Cassiopeia was a Queen of Ethiopia and the mother of Andromeda in Greek mythology, who boasted about her unrivaled beauty. The gods didn’t take too kindly to her hubris and part of her punishment was to wheel around in the northern skies, upside down half the time. The constellation is one of the original ones in the European tradition, listed by Ptolemy in the 2nd century.


The giant W is not shown here, but if we follow a line from the cluster at the upper right down through the bubble we will soon hit the giant W. Some of the objects are in the neighboring Cepheus constellation.  This region of the sky is in the bright stripe of the Milky Way galaxy as seen from Earth.  That is, we are looking along the plane of the galaxy where there is lots of gas and dust and newly formed stars and nebulae.  No other galaxies are visible because there is too much junk in the way.


The Bubble Nebula is an emission nebula: The "bubble" is created by a hot young star (44 solar masses?) heating up its neighborhood. The nebula is near a giant molecular cloud which is the material seen in the shell of the bubble.  The bubble nebula was discovered in 1787 by William Herschel.


It is fairly small as seen from Earth (a few arcminutes across) but the bubble is actually around 4 light years in diameter. That doesn't sound like much but consider that Saturn is 1.3 light HOURS away from our sun. Our sun and all its planets would be insignificant specks inside this bubble.

 

Other objects in the image:

  • The small star cluster in the upper right is NGC7510, also called the “Dormouse Cluster” or the “Arrowhead Cluster”.

  • The small bright red nebula in the upper left is NGC7538, also called the “Northern Lagoon Nebula”, or the “Brain Nebula”.

  • The large faint nebula in the upper right is the Lobster Claw Nebula, AKA LBN540 or Sh2-157. I think it looks like a cartoon rocket ship.

  • The very bright spot in the Lobster Claw is called SH1-109.

  • The open star cluster at the bottom of the image is M52 or NGC7654, also called the “Scorpion Cluster”.

  • The Bubble Nebula itself is NGC7635, located in the lower centre of the image.

  • On the right of a line drawn from the Bubble to the Brain Nebula is a faint red patch, known as SH2-159 or LBN154.  The fainter red patch to the left of this line is SH2-161 or LBN547.

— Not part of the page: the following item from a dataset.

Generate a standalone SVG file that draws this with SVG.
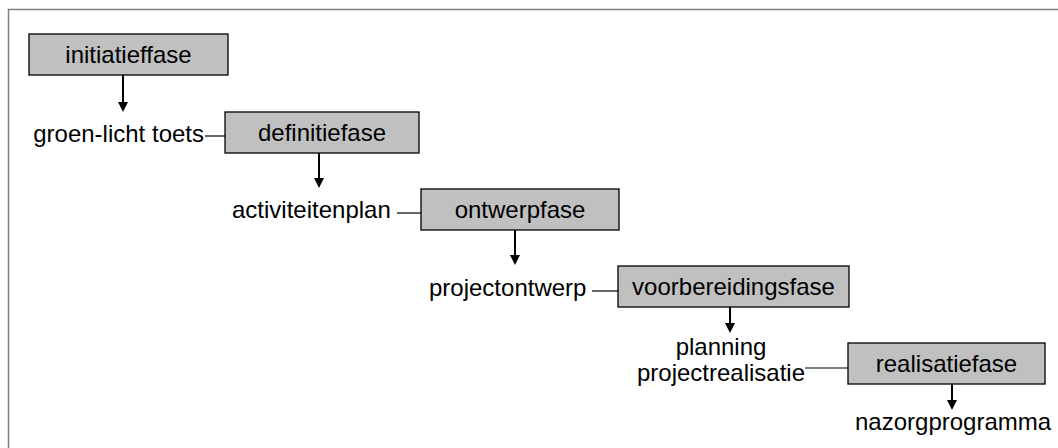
<svg xmlns="http://www.w3.org/2000/svg" width="1058" height="448" viewBox="0 0 1058 448">
<style>
.box{fill:#c0c0c0;stroke:#000;stroke-width:1.3}
.t{font-family:"Liberation Sans",Arial,sans-serif;font-size:24px;fill:#000}
.c{text-anchor:middle}
.e{text-anchor:end}
.ln{stroke:#000;stroke-width:1.2;fill:none}
.ar{stroke:#000;stroke-width:2;fill:none;marker-end:url(#ah)}
</style>
<defs>
<marker id="ah" markerUnits="userSpaceOnUse" markerWidth="10" markerHeight="11" refX="5" refY="10" orient="auto-start-reverse" viewBox="0 0 10 11">
<path d="M0,0 L10,0 L5,10 Z" fill="#000" transform="rotate(-90 5 5)"/>
</marker>
</defs>
<rect width="1058" height="448" fill="#fff"/>
<path d="M8.5,448 V9.5 H1058" fill="none" stroke="#808080" stroke-width="1.5"/>

<g id="connectors">
<line class="ln" x1="205" y1="136" x2="225" y2="136"/>
<line class="ln" x1="397" y1="213" x2="421" y2="213"/>
<line class="ln" x1="592" y1="291" x2="618" y2="291"/>
<line class="ln" x1="805" y1="368" x2="848" y2="368"/>
<path d="M123,75 V103" stroke="#000" stroke-width="2"/><path d="M118,102 H128 L123,112 Z"/>
<path d="M319,153 V179" stroke="#000" stroke-width="2"/><path d="M314,178 H324 L319,188 Z"/>
<path d="M515,230 V256" stroke="#000" stroke-width="2"/><path d="M510,255 H520 L515,265 Z"/>
<path d="M730,307 V324" stroke="#000" stroke-width="2"/><path d="M725,323 H735 L730,333 Z"/>
<path d="M952,384 V401" stroke="#000" stroke-width="2"/><path d="M947,400 H957 L952,410 Z"/>
</g>

<g id="initiatieffase">
<rect class="box" x="29" y="34" width="199" height="41"/>
<text class="t c" x="128.5" y="63">initiatieffase</text>
</g>
<g id="groen-licht-toets">
<text class="t e" x="204" y="142">groen-licht toets</text>
</g>
<g id="definitiefase">
<rect class="box" x="225" y="112" width="194" height="41"/>
<text class="t c" x="322" y="141">definitiefase</text>
</g>
<g id="activiteitenplan">
<text class="t" x="232" y="218">activiteitenplan</text>
</g>
<g id="ontwerpfase">
<rect class="box" x="421" y="189" width="198" height="41"/>
<text class="t c" x="520" y="218">ontwerpfase</text>
</g>
<g id="projectontwerp">
<text class="t" x="429" y="296">projectontwerp</text>
</g>
<g id="voorbereidingsfase">
<rect class="box" x="618" y="266" width="231" height="41"/>
<text class="t c" x="733.5" y="295">voorbereidingsfase</text>
</g>
<g id="planning-projectrealisatie">
<text class="t c" x="721" y="355">planning</text>
<text class="t c" x="721" y="381">projectrealisatie</text>
</g>
<g id="realisatiefase">
<rect class="box" x="848" y="343" width="197" height="41"/>
<text class="t c" x="946.5" y="372">realisatiefase</text>
</g>
<g id="nazorgprogramma">
<text class="t" x="855" y="430">nazorgprogramma</text>
</g>
</svg>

  • Finally, the bright star at the bottom left of the image is “4 Cassiopeia”, a star in the constellation Cassiopeia.  It is a red giant star, magnitude 5, 800 light years away from us.  The stars of the W are all around magnitude 2 or 3, so they are much brighter. 4 Cassiopeia is bright enough to be visible with the naked eye.

 

A NOTE ON NAMING NEBULAE:

The “M” in M52 stands for Messier, who is responsible for the Messier catalogue of objects visible from Paris that are not comets but might have been confused for such (1770s).  NGC refers to the New General Catalogue of Nebulae and Clusters of Stars, initially compiled in 1888 from the observations of Caroline and William Herschel.  LBN stands for Lynds' Catalogue of Bright Nebulae, the work of US astronomer Beverly Turner Lynds in the 1960s. SH1 and SH2 refer to the two volumes of the Catalogue of H II Regions, published in 1959 by US astronomer Stewart Sharpless.


For observers in the northern hemisphere, the brightest objects will typically be in the Messier catalog and I will use that name first.  The NGC catalogue is much larger and I will typically use this name next. More obscure objects will be named using SH or LBN or other names, which I will use only if there is no M or NGC name.

 

Image produced by combining RGB data with Hydrogen Alpha narrowband imagery. The H Alpha data was collected in January 2022 and the RGB data was collected in September 2022. Roughly one hour of each data type was used (~60 subframes of 60 seconds each) and images were increased 2x in stacking. The telescope was the RASA11 and the cameras were ZWO ASI 6200 MC (RGB) and MM (H Alpha). The luminosity channel was the H Alpha, and the RGB provided the colour. Note that the images were manually aligned in GIMP: Offset, rotation and a tiny amount of stretch!